For the sake of simplicity, we will group under the name of non-conventional fuels:

• oil produced from heavy oil and oil shale;

• biofuels, whether first or second generation;

• synfuels;

• liquid fuels from natural gas;

• methane hydrates.

The largest deposits of heavy oil and oil shale are located in Canada and Venezuela.

These include:

• tar sands, crude oil of high viscosity, that it is often impossible to extract the standard way;

• oil shale, which is a sedimentary rock containing a solid organic material which can be extracted with heat in liquid or gaseous form.

Their development may pose some serious pollution problems, as is the case for example for the oil shale industry: to produce one tonne of synthetic oil, 10 tonnes of shale are treated and 2.5 tonnes of water are used. In addition, the process rejects waste volume 20% higher than the inputs (the so-called "popcorn" effect). The environmental impact of these technologies is far from negligible and appropriate solutions must be developed before production can be generalized.

Moreover, the valuation of these resources may require large amounts of energy, particularly for injecting steam at high temperature, so that their overall balance must be carefully estimated, particularly in terms of CO2 emissions.

These are fuels produced from biomass. There are generally two types of biofuels, namely of the first and second generation. Even though their definitions differ among authors, the first usually refers to biofuels that come into direct competition with food crops, while the latter are derived from lignocellulosic materials.

Some countries like Brazil and the United States have launched extensive programs to produce ethanol from sugar crops such as beets or sugar cane. Up to 10% ethanol can be incorporated in fuels for conventional gasoline engines, but its use as pure fuel implies significant changes in the fuel system.

In Brazil, the Proalcool program aims at substituting ethanol from sugar cane for gasoline. The development since 1975 of a refining (distillery) and distribution infrastructure has allowed Brazil, since 1984, to replace approximately 5 million m3 of gasoline with ethanol, and convert 13% of the fleet to this national resource. Twenty years later, 80% of the fleet is "flex-fuel", which allows the consumer to choose, depending on prices, the cheaper fuel.
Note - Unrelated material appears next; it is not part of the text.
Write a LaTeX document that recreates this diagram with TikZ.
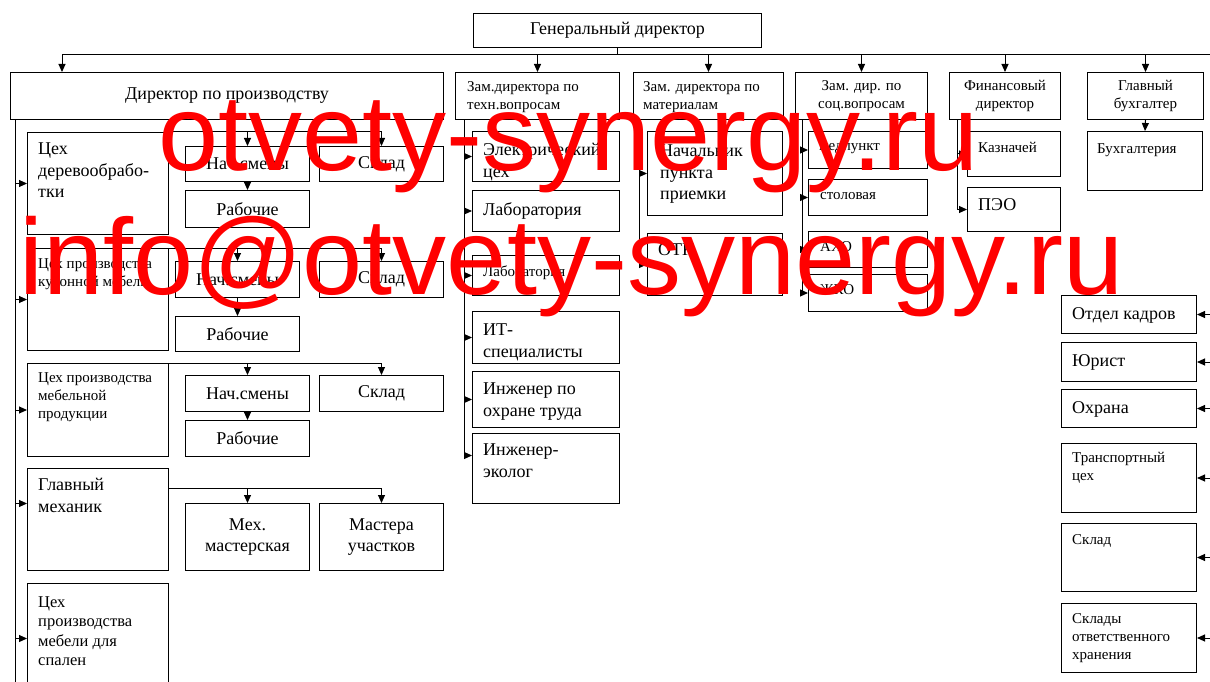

Biofuel for diesel engines is also produced from rapeseed oil or sunflower oil in Europe and the United States (between 7% and 30% can be added to diesel). This is known as biodiesel.

As of now, the main drawback of these programs is that they have the effect of diverting arable soil from food production, which may represent a high social cost, causing famines in countries that implement them or even globally, a decline in the supply of agricultural products resulting in an increase of their cost.

Gasification or liquefaction processes of coal are relatively old: in 1943, Germany produced up to 4 million tons of synthetic fuel.

Methanol and synthesis gas could also be produced from coal, by combining electrolytic processes and gasification with oxygen.

To limit CO2 emissions, electricity could be provided by a nuclear plant, and methanol and synthesis gas would be used to power gas turbines for peak periods. This way, a power generation fleet could be supplied from only nuclear energy and coal.

These products stem directly from natural gas: they consist of ethane, propane, normal butane, isobutane and natural gasoline / condensate.

Blended with natural gas, they are extracted during gas processing, before transportation to the place of consumption, and are substitutes for refined products from oil, their characteristic being their liquid rather than gaseous form.

Methane hydrates consist of water molecules trapping gas molecules such as methane that can store considerable amounts of gas (e.g. 164 cm3 of methane in 1 cm3 hydrate).

They take the form of flammable ice blocks found in sediments at low temperature and high pressure (ocean or circumpolar regions).

Their development is under consideration, but still poses many technological challenges and could have a significant environmental impact.